● What the task requires: Identify every line containing the word "this" and reproduce each one.

● Record list:

—————

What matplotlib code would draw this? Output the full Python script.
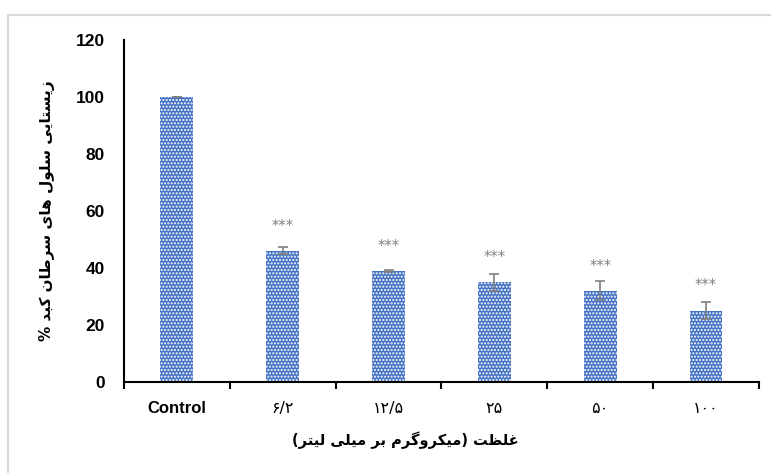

—————

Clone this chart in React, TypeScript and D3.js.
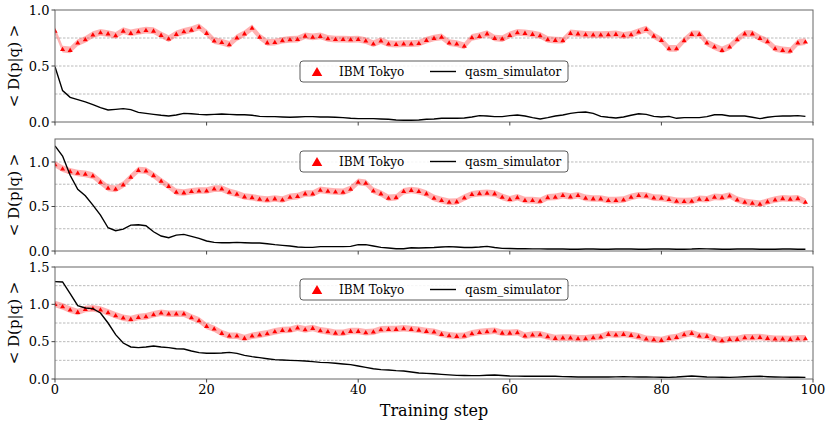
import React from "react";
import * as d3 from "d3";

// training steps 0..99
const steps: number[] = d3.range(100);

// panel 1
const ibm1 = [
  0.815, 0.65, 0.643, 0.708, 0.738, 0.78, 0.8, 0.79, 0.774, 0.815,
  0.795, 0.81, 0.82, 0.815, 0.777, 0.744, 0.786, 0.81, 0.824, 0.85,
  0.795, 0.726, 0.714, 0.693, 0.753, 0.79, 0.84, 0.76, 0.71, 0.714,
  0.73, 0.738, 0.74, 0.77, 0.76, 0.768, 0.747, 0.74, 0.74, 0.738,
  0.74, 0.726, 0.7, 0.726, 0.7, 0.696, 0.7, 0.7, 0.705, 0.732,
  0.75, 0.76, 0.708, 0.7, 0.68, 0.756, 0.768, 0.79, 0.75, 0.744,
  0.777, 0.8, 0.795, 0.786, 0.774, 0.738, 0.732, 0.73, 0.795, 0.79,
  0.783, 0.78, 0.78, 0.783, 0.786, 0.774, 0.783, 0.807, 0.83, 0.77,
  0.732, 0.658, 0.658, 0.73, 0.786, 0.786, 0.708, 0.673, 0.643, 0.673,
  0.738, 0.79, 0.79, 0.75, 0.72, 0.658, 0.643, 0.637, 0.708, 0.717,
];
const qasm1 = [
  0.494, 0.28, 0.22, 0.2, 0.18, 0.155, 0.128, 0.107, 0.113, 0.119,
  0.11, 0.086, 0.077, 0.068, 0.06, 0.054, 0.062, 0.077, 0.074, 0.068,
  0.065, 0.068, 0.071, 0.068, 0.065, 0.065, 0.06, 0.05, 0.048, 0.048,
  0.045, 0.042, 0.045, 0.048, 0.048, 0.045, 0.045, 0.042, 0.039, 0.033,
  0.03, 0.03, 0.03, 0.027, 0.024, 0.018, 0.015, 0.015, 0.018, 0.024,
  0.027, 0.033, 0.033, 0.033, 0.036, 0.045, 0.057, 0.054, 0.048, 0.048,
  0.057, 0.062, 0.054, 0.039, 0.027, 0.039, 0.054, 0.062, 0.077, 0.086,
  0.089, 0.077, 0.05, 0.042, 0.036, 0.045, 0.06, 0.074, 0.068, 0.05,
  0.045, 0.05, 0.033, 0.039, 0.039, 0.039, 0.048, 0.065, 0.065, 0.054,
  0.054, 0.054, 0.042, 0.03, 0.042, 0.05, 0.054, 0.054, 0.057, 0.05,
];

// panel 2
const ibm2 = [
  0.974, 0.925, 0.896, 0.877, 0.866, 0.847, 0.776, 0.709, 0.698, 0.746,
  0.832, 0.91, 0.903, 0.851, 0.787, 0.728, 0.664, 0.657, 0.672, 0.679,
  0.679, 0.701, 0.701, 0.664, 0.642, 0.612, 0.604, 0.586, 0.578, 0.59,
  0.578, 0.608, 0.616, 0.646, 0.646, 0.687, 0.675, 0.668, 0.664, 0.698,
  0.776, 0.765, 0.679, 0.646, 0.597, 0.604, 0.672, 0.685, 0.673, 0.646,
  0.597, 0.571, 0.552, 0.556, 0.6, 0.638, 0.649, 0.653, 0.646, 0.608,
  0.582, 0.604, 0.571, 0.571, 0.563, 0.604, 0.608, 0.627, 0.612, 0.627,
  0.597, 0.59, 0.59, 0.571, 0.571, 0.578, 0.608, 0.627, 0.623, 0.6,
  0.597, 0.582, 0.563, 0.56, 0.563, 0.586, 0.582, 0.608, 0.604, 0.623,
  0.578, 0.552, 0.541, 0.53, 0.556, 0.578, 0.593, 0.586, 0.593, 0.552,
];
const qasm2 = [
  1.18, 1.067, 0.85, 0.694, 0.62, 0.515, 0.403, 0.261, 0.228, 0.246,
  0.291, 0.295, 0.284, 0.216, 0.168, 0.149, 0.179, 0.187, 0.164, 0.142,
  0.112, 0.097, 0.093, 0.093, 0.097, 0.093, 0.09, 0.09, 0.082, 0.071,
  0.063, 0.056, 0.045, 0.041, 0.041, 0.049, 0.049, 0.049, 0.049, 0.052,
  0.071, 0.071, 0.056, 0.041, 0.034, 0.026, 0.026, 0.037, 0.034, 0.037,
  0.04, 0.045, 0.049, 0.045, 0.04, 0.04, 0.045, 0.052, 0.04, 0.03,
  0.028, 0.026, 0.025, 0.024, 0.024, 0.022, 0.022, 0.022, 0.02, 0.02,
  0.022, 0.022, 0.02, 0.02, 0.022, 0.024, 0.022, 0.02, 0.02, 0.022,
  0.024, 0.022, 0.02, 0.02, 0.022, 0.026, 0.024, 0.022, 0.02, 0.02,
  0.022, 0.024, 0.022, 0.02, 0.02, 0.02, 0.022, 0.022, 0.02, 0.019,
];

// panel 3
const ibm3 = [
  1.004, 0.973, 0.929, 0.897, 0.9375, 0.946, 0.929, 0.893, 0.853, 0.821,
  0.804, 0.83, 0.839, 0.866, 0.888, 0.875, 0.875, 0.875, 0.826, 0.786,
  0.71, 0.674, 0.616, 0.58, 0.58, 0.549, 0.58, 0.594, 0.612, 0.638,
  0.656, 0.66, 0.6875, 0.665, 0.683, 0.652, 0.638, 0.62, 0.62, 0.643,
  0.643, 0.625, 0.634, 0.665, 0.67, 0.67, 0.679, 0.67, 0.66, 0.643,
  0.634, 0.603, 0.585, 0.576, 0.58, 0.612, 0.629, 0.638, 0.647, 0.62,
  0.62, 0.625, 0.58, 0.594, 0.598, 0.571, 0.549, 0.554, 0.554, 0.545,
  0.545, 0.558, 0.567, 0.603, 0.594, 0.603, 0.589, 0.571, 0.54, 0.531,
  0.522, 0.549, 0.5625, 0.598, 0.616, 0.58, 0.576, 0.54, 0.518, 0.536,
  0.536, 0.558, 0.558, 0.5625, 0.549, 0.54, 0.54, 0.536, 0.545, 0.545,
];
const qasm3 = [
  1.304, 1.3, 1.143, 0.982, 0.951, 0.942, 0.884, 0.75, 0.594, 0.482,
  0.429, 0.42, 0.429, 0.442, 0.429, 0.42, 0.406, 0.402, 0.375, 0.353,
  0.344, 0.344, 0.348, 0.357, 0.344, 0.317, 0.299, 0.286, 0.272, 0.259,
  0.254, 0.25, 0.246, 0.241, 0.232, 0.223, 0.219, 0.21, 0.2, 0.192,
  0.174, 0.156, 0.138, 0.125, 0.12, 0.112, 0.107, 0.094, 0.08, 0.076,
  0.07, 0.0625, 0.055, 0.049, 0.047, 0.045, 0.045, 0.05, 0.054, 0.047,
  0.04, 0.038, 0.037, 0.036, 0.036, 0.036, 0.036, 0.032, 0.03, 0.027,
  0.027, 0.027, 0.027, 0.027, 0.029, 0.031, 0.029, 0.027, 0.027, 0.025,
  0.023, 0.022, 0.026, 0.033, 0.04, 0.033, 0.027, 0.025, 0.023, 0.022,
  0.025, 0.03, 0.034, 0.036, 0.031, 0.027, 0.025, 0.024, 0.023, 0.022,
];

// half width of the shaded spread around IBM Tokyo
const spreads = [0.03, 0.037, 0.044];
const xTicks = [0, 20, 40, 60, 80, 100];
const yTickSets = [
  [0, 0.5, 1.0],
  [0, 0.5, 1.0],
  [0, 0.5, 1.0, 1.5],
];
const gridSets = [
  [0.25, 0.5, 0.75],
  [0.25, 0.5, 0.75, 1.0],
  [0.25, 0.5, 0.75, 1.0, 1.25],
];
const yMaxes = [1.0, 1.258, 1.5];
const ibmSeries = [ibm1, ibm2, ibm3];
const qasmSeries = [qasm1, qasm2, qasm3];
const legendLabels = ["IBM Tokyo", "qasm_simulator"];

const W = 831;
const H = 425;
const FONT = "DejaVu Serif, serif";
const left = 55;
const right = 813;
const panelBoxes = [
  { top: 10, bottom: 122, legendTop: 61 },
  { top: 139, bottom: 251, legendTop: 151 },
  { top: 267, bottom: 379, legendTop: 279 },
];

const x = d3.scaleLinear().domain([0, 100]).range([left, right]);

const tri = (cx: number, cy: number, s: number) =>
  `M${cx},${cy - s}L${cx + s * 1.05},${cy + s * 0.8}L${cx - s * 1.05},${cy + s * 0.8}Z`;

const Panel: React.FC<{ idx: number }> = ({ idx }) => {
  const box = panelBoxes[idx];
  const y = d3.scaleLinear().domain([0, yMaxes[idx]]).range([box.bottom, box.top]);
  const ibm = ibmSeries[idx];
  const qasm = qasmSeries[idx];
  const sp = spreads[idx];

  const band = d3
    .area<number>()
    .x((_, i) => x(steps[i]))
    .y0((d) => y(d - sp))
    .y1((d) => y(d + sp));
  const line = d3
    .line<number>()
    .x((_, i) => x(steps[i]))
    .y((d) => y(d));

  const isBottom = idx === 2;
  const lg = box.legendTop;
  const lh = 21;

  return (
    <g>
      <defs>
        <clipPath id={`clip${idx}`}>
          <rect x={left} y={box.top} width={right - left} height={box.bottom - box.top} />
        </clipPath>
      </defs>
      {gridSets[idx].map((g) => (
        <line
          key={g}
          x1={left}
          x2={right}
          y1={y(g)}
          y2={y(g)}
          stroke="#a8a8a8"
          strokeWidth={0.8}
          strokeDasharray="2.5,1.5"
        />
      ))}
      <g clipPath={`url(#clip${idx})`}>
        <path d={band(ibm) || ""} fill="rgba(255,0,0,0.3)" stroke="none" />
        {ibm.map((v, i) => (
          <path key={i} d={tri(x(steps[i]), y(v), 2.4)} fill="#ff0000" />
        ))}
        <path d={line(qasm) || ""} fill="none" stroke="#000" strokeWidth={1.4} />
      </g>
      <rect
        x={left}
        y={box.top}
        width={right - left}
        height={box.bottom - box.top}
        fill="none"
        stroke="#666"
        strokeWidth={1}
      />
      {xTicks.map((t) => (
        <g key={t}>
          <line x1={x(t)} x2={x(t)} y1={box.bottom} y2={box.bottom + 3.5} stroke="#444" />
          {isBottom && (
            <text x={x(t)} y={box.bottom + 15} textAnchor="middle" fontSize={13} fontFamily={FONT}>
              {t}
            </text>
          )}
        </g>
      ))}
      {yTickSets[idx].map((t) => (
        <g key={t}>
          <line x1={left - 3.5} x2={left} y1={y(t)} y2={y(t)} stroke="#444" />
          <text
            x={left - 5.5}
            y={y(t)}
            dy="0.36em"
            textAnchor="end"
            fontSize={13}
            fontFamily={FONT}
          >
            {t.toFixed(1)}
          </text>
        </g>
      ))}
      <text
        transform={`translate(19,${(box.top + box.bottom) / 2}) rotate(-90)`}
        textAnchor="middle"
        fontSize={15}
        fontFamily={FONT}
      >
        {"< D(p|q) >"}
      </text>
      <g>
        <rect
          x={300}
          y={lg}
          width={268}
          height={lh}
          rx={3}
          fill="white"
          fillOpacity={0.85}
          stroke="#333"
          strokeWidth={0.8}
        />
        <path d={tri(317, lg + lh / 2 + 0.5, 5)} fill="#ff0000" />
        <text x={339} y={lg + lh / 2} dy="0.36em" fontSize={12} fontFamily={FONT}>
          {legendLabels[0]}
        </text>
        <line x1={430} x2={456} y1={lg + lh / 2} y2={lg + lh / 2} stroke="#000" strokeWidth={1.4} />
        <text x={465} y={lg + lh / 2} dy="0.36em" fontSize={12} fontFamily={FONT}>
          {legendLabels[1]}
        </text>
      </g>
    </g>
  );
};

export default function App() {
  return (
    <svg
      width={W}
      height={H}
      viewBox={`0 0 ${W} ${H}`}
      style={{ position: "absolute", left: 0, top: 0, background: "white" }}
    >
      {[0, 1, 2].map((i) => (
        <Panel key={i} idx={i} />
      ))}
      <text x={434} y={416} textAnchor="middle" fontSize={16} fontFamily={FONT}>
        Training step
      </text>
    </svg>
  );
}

—————

● Final answer:
What matplotlib code would draw this? Output the full Python script.
Clone this chart in React, TypeScript and D3.js.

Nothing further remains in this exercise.